Unless you’re talking about something more procedural or player-led like No Man’s Sky or Dwarf Fortress, all gaming narratives come with some set of constraints - sometimes narrative, sometimes technical. I think when I was younger – and knew much less about the realities of game development – I was more critical of whether player choice mattered in a gameplay sense. Nowadays, I think I’m more open minded about what it means for that agency to exist at all.
Giving the player agency isn’t necessarily about breaking those constraints so much as about giving them ways to flavor the role that the game casts them as. Shooting, saving or leaving the hanging man in Spec Ops to his fate doesn’t necessarily need to change the larger narrative to have value to a player if the thing they’re looking for is the opportunity to express themselves in the world.

Renee: That moment may not change the narrative at large, but it is definitely a moment that will stick with the player. It's one of the first times when the player is confronted with the fact that things aren't what they seem. I believed it helped drive home the message that Spec Ops: The Line was trying to portray.
Obviously, there are constraints as players probably couldn't shoot themselves or their teammates: Unless you can and no one has tried yet!
The main argument about player agency being a negative thing, at least to me, is when it interferes with the narrative. This wasn't such a huge point of contention for me once upon a time and it was encountering a pivotal moment in The Last of Us that absolutely ruined the entire game for me that brought it to my attention.
I was excited for the game as I had enjoyed the Uncharted games and had high expectations for it. Instead, I found the gameplay to be average and was only continuing to complete the story as I was now invested. I'm going to spoil the ending so if you haven't played, skip it.
When Joel is confronted with a doctor who wants to use Ellie's brain to find a cure, he is supposed to shoot the doctor dead. How do I know this? Because I shot him in the foot and the doctor keeled over dead. Any interest I had in the story up to that point evaporated.

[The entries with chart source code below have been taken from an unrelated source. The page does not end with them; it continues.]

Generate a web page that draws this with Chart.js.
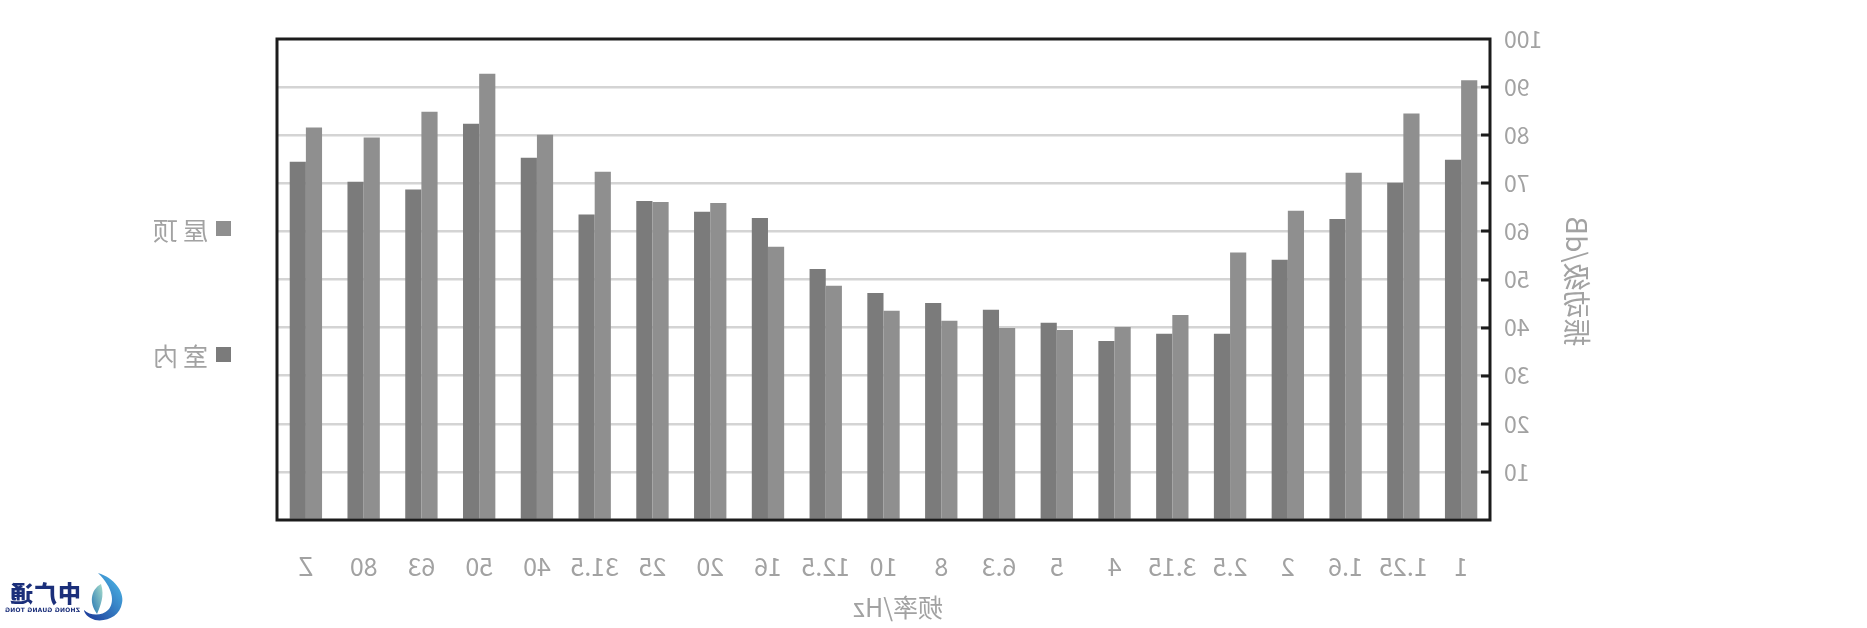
<!DOCTYPE html>
<html>
<head>
<meta charset="utf-8">
<script src="https://cdn.jsdelivr.net/npm/chart.js@4.4.1/dist/chart.umd.min.js"></script>
<style>
  html, body { margin: 0; padding: 0; background: #ffffff; }
  #wrap { position: relative; width: 1867px; height: 628px; transform: scaleX(-1); transform-origin: center; overflow: hidden; }
  #c { position: absolute; left: 0; top: 0; }
  #logo { position: absolute; left: 1741px; top: 571px; width: 124px; height: 54px; }
  #logo .txt { position: absolute; left: 45px; top: 9px; font-family: "Noto Sans CJK SC", sans-serif; font-weight: 900; font-size: 23px; line-height: 25px; color: #1b2f7a; letter-spacing: 1px; }
  #logo .sub { position: absolute; left: 46px; top: 35px; font-family: "DejaVu Sans", sans-serif; font-weight: bold; font-size: 6px; color: #1b2f7a; white-space: nowrap; letter-spacing: 0.2px; }
</style>
</head>
<body>
<div id="wrap">
  <canvas id="c" width="1867" height="628"></canvas>
  <div id="logo">
    <svg width="42" height="52" viewBox="0 0 42 52" style="position:absolute;left:0;top:0">
      <defs>
        <linearGradient id="g1" x1="0" y1="0" x2="1" y2="1">
          <stop offset="0" stop-color="#4fc0ec"/>
          <stop offset="1" stop-color="#1a3596"/>
        </linearGradient>
        <linearGradient id="g2" x1="0" y1="0" x2="1" y2="1">
          <stop offset="0" stop-color="#a6dccb"/>
          <stop offset="1" stop-color="#2676b3"/>
        </linearGradient>
      </defs>
      <path d="M28 2 C12 7 2 20 4 32 C6 45 19 51 31 49 C38 47 42 42 42 39 C36 45 24 45 18 39 C11 31 13 17 28 2 Z" fill="url(#g1)"/>
      <path d="M25 13 C36 19 37 33 29 43 C26 35 21 25 25 13 Z" fill="url(#g2)"/>
    </svg>
    <div class="txt">中广通</div>
    <div class="sub">ZHONG GUANG TONG</div>
  </div>
</div>
<script>
const categories = ['1','1.25','1.6','2','2.5','3.15','4','5','6.3','8','10','12.5','16','20','25','31.5','40','50','63','80','Z'];
const roofValues   = [91.4, 84.5, 72.2, 64.3, 55.6, 42.6, 40.1, 39.5, 39.9, 41.4, 43.5, 48.7, 56.8, 65.9, 66.1, 72.4, 80.1, 92.8, 84.9, 79.5, 81.6];
const indoorValues = [74.9, 70.1, 62.6, 54.1, 38.7, 38.7, 37.2, 41.0, 43.7, 45.1, 47.2, 52.2, 62.8, 64.1, 66.3, 63.5, 75.3, 82.4, 68.7, 70.3, 74.5];
const seriesNames = ['屋顶', '室内'];
const yTickValues = [10, 20, 30, 40, 50, 60, 70, 80, 90, 100];
const xTitle = '频率/Hz';
const yTitle = '振动级/dB';

const COL_LIGHT = '#8f8f8f';
const COL_DARK = '#7b7b7b';
const TXT = '#a2a2a2';
const FONT = '"Noto Sans CJK SC", "Noto Sans", sans-serif';

const decor = {
  id: 'decor',
  afterDraw(chart) {
    const ctx = chart.ctx;
    const a = chart.chartArea;
    const y = chart.scales.y;
    ctx.save();
    ctx.strokeStyle = '#1c1c1c';
    ctx.lineWidth = 3;
    ctx.strokeRect(a.left, a.top, a.right - a.left, a.bottom - a.top);
    yTickValues.forEach(v => {
      if (v >= 100) return;
      const py = Math.round(y.getPixelForValue(v));
      ctx.beginPath();
      ctx.moveTo(a.left, py);
      ctx.lineTo(a.left + 9, py);
      ctx.stroke();
    });
    ctx.fillStyle = TXT;
    ctx.textAlign = 'center';
    ctx.textBaseline = 'middle';
    ctx.font = '25px ' + FONT;
    ctx.fillText(xTitle, 969, 607);
    ctx.save();
    ctx.font = '28px ' + FONT;
    ctx.translate(290, (a.top + a.bottom) / 2 + 2);
    ctx.rotate(-Math.PI / 2);
    ctx.fillText(yTitle, 0, 0);
    ctx.restore();
    const items = [
      { name: seriesNames[0], color: COL_LIGHT, cy: 229 },
      { name: seriesNames[1], color: COL_DARK, cy: 355 }
    ];
    ctx.textAlign = 'left';
    ctx.font = '25px ' + FONT;
    items.forEach(it => {
      ctx.fillStyle = it.color;
      ctx.fillRect(1636, it.cy - 8, 15, 15);
      ctx.fillStyle = TXT;
      ctx.letterSpacing = '5px';
      ctx.fillText(it.name, 1659, it.cy + 1);
    });
    ctx.restore();
  }
};

new Chart(document.getElementById('c'), {
  type: 'bar',
  data: {
    labels: categories,
    datasets: [
      { label: seriesNames[0], data: roofValues, backgroundColor: COL_LIGHT, borderWidth: 0, categoryPercentage: 0.56, barPercentage: 1.0 },
      { label: seriesNames[1], data: indoorValues, backgroundColor: COL_DARK, borderWidth: 0, categoryPercentage: 0.56, barPercentage: 1.0 }
    ]
  },
  options: {
    responsive: false,
    animation: false,
    devicePixelRatio: 1,
    layout: { padding: { left: 0, right: 277, top: 39, bottom: 0 } },
    plugins: { legend: { display: false }, tooltip: { enabled: false }, title: { display: false } },
    scales: {
      x: {
        grid: { display: false, drawTicks: false },
        border: { display: false },
        ticks: { color: TXT, font: { family: FONT, size: 25 }, padding: 31, maxRotation: 0, autoSkip: false },
        afterFit(s) { s.height = 108; }
      },
      y: {
        min: 0, max: 100,
        grid: {
          drawTicks: false,
          lineWidth: 2.5,
          color: (c) => (c.tick && (c.tick.value <= 0 || c.tick.value >= 100)) ? 'rgba(0,0,0,0)' : '#d4d4d4'
        },
        border: { display: false },
        ticks: {
          stepSize: 10,
          color: TXT,
          padding: 14,
          font: { family: FONT, size: 23 },
          callback: (v) => (v === 0 ? '' : v)
        },
        afterFit(s) { s.width = 377; }
      }
    }
  },
  plugins: [decor]
});
</script>
</body>
</html>
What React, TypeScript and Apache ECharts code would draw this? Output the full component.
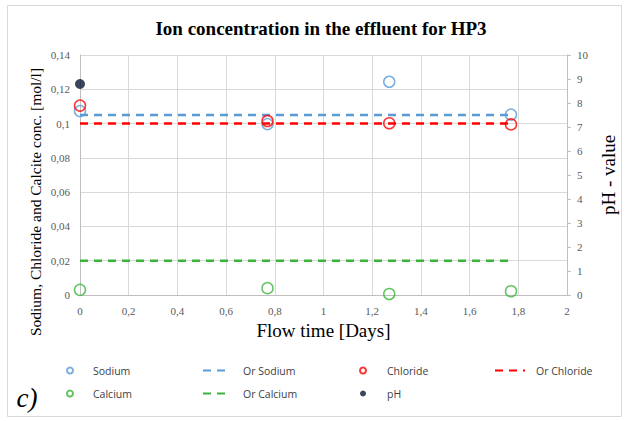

Why not just make it a cutscene? Why give me the ability to shoot elsewhere if the result was going to be the same regardless? If they wanted to tell this narrative, why allow the player to move the gun? They could have made it so that the gun was pointed at the doctor, but they still had to pull the trigger. Instead, they allowed me to make a decision and then informed me it was the wrong one. It absolutely ruined the series for me.
My experience with The Last of Us taught me that there needs to be balance between a narrative and player agency. Including it for no reason other than because they can, could lead to the story becoming warped or having negative impressions on the player. Games have often played with difficult and emotive stories, railroading the player into doing something they may not want to because it gives the emotional impact it requires.
I'm going to use Spec Ops: The Line as another example, but you can also use Golden Sun or several other games as well.
The white phosphorus scene in Spec Ops: The Line is infamous for a reason. The only way to progress is to use the white phosphorus. Even after your teammates have informed you that the use of the chemical has been banned by the Geneva Convention, you either you use the banned chemical or you turn off the game.
In a way, this is still player agency but in a more restrictive sense. If the player chooses to continue, the next scene will devastate them, knowing they made a conscious choice to continue.
Spec Ops: The Line used its constraints to tell the story and evoke the feelings it wanted by limiting the player. It didn't give the player multiple options and then told them it was the wrong option. I really think that ultimately the narrative should take precedence over player agency otherwise the story may not be told how the developers intended, possibly ruining it.